The resilience of the Nigerian banking system also stems from continued improvements to the regulatory and supervisory environment, as well as it’s predominantly deposit funded liability structures and low loan to deposit ratios.
System deposit formation is strong for Nigerian banks because of relatively low penetration, a high savings rate and expanding wealth levels.
Deposits which contributes 74 percent to system liabilities expanded to N21.6 trillion ($107 billion) as of end of June 2015 from N10.6 trillion in June 2011, while banks funding capacity is ample, with a loans-to-deposits ratio (LDR) at only 55.5 percent.
Nigeria’s banking system had enjoyed strong growth over the past decade, supported by increasing wealth and a high population that is largely under-banked.
Gross loans and advances expanded nine times to NGN12 trillion from under NGN2 trillion in 2005.
Banking assets as a percentage of GDP increased to around 70 percent in 2009, but reduced to around 30 percent in 2010 as a result of slower asset growth.
There is ample opportunity for growth for banks longer term, due to the undeveloped consumer and retail banking sector, said Moody’s.
“In the long-term, we also expect that retail lending will create enormous opportunities for Nigerian banks, given the population size and low penetration in the segment,” said Peter Mushangwe, a Moody’s Associate Analyst and co-author of the report.

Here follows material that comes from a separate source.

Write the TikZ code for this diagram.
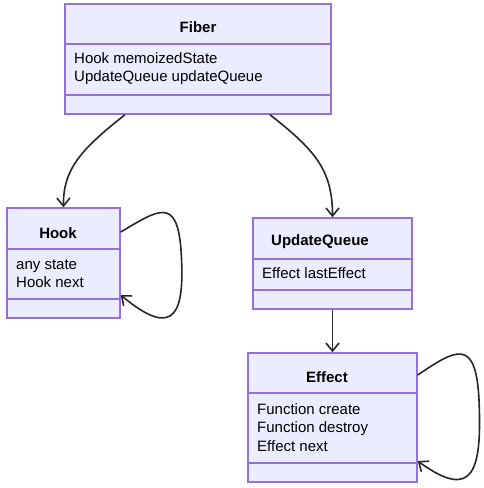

In the meantime, investors have sold off bank stocks, as a result of the many challenges they have faced this year from regulatory actions to the deteriorating macro – environment.
The Nigerian banking index is down 13.02 percent year to Nov 13 , and is the worst performing sector after the consumer goods index.
A higher capital adequacy ratio (CAR) for systemically important banks (SIBs) which takes effect from 1 July 2016, may put further strain on lenders.
“We see another potential capital stress point for the Nigerian banks in the CBN’s updated capital computation template, which is yet to take effect but has tighter restrictions on credit mitigants and risk weights,” Adesoji Solanke, Vice President and bank analyst at Renaissance Capital said in a Nov. 13 note to investors.
FBN Holdings, Skye Bank and Ecobank Nigeria, which reported CAR of 16.2 percent, 17.3 percent and 16.9 percent, as at 9M’15, were the most at risk to the recent doubling of the general bad loan provisioning to 2 percent by the CBN, from a capital adequacy viewpoint, according to Solanke.
Nigerian commercial banks had N27.5 trillion in assets, with discount houses, merchant banks, mortgage institutions, micro-finance institutions, finance companies and bureau de change operators, having combined total assets of N1.9 trillion as of end-June 2015.